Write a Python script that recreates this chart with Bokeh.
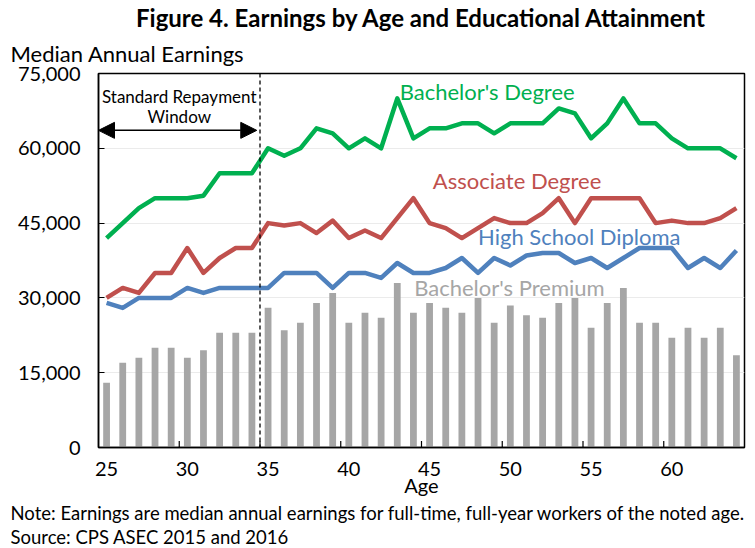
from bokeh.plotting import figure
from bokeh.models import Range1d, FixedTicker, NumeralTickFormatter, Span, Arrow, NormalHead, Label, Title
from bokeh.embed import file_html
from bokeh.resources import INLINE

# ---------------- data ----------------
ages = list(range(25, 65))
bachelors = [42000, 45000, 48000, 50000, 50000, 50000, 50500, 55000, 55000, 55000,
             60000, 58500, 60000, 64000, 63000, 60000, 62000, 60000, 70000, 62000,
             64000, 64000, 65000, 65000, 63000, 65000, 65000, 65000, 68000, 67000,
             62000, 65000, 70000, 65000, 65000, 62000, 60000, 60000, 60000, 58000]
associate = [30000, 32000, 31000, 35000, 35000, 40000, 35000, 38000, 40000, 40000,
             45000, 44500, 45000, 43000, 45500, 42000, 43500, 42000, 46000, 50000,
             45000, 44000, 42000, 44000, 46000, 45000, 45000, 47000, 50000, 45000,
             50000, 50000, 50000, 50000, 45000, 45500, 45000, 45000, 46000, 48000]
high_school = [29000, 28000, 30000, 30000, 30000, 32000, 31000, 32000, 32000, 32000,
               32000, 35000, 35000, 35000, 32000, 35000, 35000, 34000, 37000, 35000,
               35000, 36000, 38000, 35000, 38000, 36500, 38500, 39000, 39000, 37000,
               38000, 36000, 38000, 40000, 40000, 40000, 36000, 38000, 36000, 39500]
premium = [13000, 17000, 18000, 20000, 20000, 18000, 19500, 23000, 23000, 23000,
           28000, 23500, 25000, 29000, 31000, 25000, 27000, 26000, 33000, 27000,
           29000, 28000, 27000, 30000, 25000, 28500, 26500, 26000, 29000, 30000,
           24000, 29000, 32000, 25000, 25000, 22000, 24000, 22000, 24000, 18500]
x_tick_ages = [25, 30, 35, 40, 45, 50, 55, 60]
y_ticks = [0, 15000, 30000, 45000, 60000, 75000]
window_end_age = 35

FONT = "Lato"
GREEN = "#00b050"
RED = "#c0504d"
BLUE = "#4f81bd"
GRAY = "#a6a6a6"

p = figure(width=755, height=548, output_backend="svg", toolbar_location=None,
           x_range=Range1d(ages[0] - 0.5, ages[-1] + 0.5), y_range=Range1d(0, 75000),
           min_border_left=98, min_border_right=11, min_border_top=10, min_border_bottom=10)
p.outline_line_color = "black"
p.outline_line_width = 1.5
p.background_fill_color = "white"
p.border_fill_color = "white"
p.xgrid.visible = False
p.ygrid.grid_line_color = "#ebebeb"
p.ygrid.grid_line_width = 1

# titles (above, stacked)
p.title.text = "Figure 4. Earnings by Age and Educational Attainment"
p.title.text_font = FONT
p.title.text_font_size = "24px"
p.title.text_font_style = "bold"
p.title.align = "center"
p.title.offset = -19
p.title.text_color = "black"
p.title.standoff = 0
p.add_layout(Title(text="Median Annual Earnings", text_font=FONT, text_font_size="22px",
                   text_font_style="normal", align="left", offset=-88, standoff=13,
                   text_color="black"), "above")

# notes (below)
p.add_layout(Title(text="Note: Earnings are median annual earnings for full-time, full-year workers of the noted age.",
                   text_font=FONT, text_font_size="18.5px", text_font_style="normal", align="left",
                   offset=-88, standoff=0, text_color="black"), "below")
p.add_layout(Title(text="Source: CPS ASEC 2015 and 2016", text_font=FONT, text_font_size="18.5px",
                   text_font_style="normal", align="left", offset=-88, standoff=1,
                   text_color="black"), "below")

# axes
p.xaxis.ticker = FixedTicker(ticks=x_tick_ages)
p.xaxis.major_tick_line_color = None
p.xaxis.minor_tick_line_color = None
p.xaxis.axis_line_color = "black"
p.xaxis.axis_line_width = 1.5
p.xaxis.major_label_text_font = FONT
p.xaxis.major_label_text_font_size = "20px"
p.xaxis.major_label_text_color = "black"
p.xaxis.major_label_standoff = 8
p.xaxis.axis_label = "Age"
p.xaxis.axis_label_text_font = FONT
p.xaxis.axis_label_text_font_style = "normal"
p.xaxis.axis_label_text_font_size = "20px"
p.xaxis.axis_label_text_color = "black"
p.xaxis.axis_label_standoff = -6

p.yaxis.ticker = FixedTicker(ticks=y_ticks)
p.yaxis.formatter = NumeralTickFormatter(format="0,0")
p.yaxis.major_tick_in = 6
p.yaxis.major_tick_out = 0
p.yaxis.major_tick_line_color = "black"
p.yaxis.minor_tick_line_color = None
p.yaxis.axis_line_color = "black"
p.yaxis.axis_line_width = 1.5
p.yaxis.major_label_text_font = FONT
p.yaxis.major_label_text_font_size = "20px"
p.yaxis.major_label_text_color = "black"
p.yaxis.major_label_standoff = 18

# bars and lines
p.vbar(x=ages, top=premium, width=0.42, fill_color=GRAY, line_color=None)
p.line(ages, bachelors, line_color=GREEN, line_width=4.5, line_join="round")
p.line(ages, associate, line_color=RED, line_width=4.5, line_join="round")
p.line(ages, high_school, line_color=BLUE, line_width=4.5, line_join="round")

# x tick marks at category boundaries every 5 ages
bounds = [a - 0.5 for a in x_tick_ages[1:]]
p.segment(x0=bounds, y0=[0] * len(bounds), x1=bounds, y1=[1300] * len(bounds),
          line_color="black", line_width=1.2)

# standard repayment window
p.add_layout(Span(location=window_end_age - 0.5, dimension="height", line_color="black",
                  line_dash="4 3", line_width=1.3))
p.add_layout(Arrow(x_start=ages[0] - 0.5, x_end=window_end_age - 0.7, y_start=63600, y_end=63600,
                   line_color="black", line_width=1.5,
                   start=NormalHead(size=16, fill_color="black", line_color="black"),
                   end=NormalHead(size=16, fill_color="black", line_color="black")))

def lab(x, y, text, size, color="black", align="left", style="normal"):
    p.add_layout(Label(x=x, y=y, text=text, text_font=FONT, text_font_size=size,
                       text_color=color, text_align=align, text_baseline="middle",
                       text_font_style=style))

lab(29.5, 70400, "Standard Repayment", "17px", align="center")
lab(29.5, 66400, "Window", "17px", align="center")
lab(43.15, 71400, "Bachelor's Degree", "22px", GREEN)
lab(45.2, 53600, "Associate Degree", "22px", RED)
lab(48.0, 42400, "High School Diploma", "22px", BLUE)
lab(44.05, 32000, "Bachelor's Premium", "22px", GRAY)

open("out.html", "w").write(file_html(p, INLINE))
• • •
## The request
From the first line above through the line containing "from bokeh.resources import INLINE", copy everything exactly, without the pictures.

## Complete answer
Write a Python script that recreates this chart with Bokeh.
from bokeh.plotting import figure
from bokeh.models import Range1d, FixedTicker, NumeralTickFormatter, Span, Arrow, NormalHead, Label, Title
from bokeh.embed import file_html
from bokeh.resources import INLINE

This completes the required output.